Atravesó corriendo la terraza hasta donde yacía inmóvil Shelagh O’Donnell. Le bastó con echar un solo vistazo para comprender que alguien la había golpeado con saña, varias veces. Le comprobó el pulso. Aún respiraba, aunque tenía muy mal aspecto.
Hal sacó el teléfono del bolsillo y llamó a una ambulancia con los dedos temblorosos.
—Maintenant! —gritó tras darles tres veces la dirección—. Oui, elle souffle! Mais vite, alors!

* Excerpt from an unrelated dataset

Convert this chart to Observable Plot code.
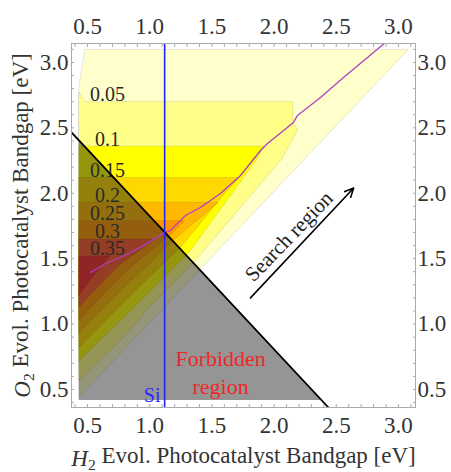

Hal cortó la comunicación. Entró corriendo en la casa, encontró una manta echada sobre el sofá, salió corriendo y cubrió con cuidado a Shelagh para que no se enfriase, sabiendo que de ninguna manera debía tratar de moverla a otro sitio; luego entró en la casa y salió a la calle por la puerta principal. Se sintió culpable por lo que estaba a punto de hacer, pero no podía quedarse en Rennes-les-Bains ni un minuto más.
Aporreó la puerta de la vecina. Cuando por fin contestó, contó a la sobresaltada mujer lo que había ocurrido, le pidió que se quedara con la doctora O’Donnell hasta que llegaran los médicos de urgencias y subió de un salto a su coche sin darle tiempo a poner ningún reparo.

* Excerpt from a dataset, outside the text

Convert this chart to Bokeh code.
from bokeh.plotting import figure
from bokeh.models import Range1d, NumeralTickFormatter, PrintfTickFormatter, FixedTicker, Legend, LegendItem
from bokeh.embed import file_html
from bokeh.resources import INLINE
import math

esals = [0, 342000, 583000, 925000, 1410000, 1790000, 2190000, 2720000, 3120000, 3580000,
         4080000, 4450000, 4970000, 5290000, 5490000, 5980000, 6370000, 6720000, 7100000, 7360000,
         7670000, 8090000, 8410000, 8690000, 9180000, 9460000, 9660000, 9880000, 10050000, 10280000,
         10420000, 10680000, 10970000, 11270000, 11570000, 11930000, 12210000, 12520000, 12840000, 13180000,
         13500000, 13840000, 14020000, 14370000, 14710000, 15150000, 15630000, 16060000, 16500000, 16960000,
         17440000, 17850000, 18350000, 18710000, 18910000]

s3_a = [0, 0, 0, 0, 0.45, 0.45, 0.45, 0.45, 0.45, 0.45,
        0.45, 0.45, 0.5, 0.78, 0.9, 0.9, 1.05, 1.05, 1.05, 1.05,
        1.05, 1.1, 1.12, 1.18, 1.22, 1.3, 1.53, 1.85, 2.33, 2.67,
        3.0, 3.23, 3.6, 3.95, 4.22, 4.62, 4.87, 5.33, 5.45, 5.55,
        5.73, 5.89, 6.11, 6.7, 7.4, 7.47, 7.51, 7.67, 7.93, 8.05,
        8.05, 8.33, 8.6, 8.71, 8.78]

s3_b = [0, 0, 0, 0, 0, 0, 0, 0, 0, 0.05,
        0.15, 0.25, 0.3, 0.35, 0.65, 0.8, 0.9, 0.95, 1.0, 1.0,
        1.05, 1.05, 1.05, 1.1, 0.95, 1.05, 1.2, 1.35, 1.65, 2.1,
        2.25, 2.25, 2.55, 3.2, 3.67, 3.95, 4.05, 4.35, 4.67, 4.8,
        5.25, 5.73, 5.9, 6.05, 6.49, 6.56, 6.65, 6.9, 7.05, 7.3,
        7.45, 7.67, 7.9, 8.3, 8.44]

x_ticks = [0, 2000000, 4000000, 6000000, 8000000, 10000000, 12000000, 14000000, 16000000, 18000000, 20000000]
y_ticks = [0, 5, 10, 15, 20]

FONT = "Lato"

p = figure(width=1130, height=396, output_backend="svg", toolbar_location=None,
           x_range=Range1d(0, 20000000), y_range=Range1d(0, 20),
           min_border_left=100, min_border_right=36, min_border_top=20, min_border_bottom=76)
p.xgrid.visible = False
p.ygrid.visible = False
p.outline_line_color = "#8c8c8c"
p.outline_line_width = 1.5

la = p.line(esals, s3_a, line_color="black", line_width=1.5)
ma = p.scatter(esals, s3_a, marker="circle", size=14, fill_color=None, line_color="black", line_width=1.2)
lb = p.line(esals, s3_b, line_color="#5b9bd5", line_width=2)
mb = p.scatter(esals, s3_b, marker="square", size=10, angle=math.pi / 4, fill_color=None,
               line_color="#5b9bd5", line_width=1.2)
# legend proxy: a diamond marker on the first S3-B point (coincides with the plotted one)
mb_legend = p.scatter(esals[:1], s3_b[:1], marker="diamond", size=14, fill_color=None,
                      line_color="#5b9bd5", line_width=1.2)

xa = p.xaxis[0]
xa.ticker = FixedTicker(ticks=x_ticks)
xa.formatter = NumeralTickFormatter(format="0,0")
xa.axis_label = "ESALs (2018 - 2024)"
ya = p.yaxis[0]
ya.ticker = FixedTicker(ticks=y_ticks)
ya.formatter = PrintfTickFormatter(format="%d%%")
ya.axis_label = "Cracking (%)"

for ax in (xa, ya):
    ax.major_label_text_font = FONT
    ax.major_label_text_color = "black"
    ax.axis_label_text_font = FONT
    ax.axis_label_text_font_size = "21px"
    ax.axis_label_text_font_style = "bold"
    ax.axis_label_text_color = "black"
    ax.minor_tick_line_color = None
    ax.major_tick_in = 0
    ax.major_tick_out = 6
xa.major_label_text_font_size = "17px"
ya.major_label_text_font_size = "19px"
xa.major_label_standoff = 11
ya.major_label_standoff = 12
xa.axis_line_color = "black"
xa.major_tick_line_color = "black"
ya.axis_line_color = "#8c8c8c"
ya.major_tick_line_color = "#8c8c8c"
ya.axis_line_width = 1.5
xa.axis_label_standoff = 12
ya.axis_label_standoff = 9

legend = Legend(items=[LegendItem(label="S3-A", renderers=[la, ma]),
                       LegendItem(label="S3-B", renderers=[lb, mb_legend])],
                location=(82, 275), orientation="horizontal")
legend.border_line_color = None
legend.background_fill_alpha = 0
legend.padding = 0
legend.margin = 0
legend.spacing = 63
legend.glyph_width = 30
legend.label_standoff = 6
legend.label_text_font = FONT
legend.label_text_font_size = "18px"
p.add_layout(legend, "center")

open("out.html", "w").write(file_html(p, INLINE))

Encendió el contacto y pisó el acelerador. Solamente una persona podía ser responsable de aquello. Tenía que volver al Domaine de la Cade y localizar a Meredith.
Julián Lawrence cerró el coche de un portazo y subió veloz por la escalinata del hotel.
No tendría por qué haber sido presa del pánico.
Las gotas de sudor le corrían por la cara y le empapaban el cuello de la camisa. Le latían con fuerza las venas de las sienes. Entró dando tumbos en recepción. Necesitaba llegar a su estudio cuanto antes para sosegarse. Y luego idear algo para salir del paso.
—Monsieur? Monsieur Lawrence?
Se volvió en redondo, con ciertos problemas de visión, y se dio cuenta pese a todo de que la recepcionista le hacía señas.
—Monsieur Lawrence —comenzó a decir Eloise, pero calló—. ¿Se encuentra usted bien?
—Estupendamente —le cortó él—. ¿De qué se trata?
Ella retrocedió un paso.
—Su sobrino me ha pedido que le dé esto.
Julián recorrió la distancia en tres zancadas y arrebató el papel que sujetaba Éloise con ambas manos extendidas. Era una nota de Hal, directa, al grano, en la que concertaba una cita entre ambos para las dos en punto.
Julián arrugó el papel en un puño.
—¿A qué hora ha dejado esto aquí? —inquirió.
—A eso de las diez y media, monsieur, poco después de que usted saliera.
—¿Se encuentra mi sobrino ahora en el hotel?
—Creo que fue a Rennes-les-Bains a recoger a la persona que le había visitado antes aquí mismo. Que yo sepa, todavía no ha regresado.
—¿Iba con él la norteamericana?
—No. Ella ha salido a los jardines —respondió, mirando a las puertas que daban a la terraza.
—¿Cuánto tiempo hace?
—Al menos una hora, monsieur.
—¿Dijo qué intenciones tenía, adonde pensaba ir? ¿Oyó algo de lo que hablaron mi sobrino y ella, Éloise? ¿Algún detalle?
La creciente alarma de la recepcionista ante su comportamiento se le notó en los ojos, pero respondió con calma.
—No, monsieur, aunque…
—¿Qué pasa?
—Antes de irse a los jardines preguntó si sabía yo dónde podía tomar prestada…, no sé cómo se dice en inglés. Une pelle.
Julián se sobresaltó.
—¿Una pala?
Eloíse dio también un respingo de alarma en el momento en que Julián plantó violentamente ambas manos en el mostrador, dejando las huellas húmedas de sus palmas. La señora Martin sólo pudo haber pedido una pala si tenía la intención de excavar. Y para eso había esperado hasta saber que él no se encontraba en el hotel.
—Las cartas —murmuró—. Lo sabe.
—Qn’est-ce qu’ily a, monsieur? —dijo Éloise con nerviosismo—. Vous semblez…
Julián no respondió; se limitó a girar sobre sus talones, atravesar el vestíbulo y abrir la puerta de la terraza, para cerrarla de un portazo que dio contra la pared.
—¿Qué le digo a su sobrino si regresa? —le preguntó Éloise a gritos.
Desde la pequeña ventana de la parte posterior de recepción lo vio alejarse a grandes zancadas. No hacia el lago, como había hecho con anterioridad madame Martin, sino en dirección al bosque.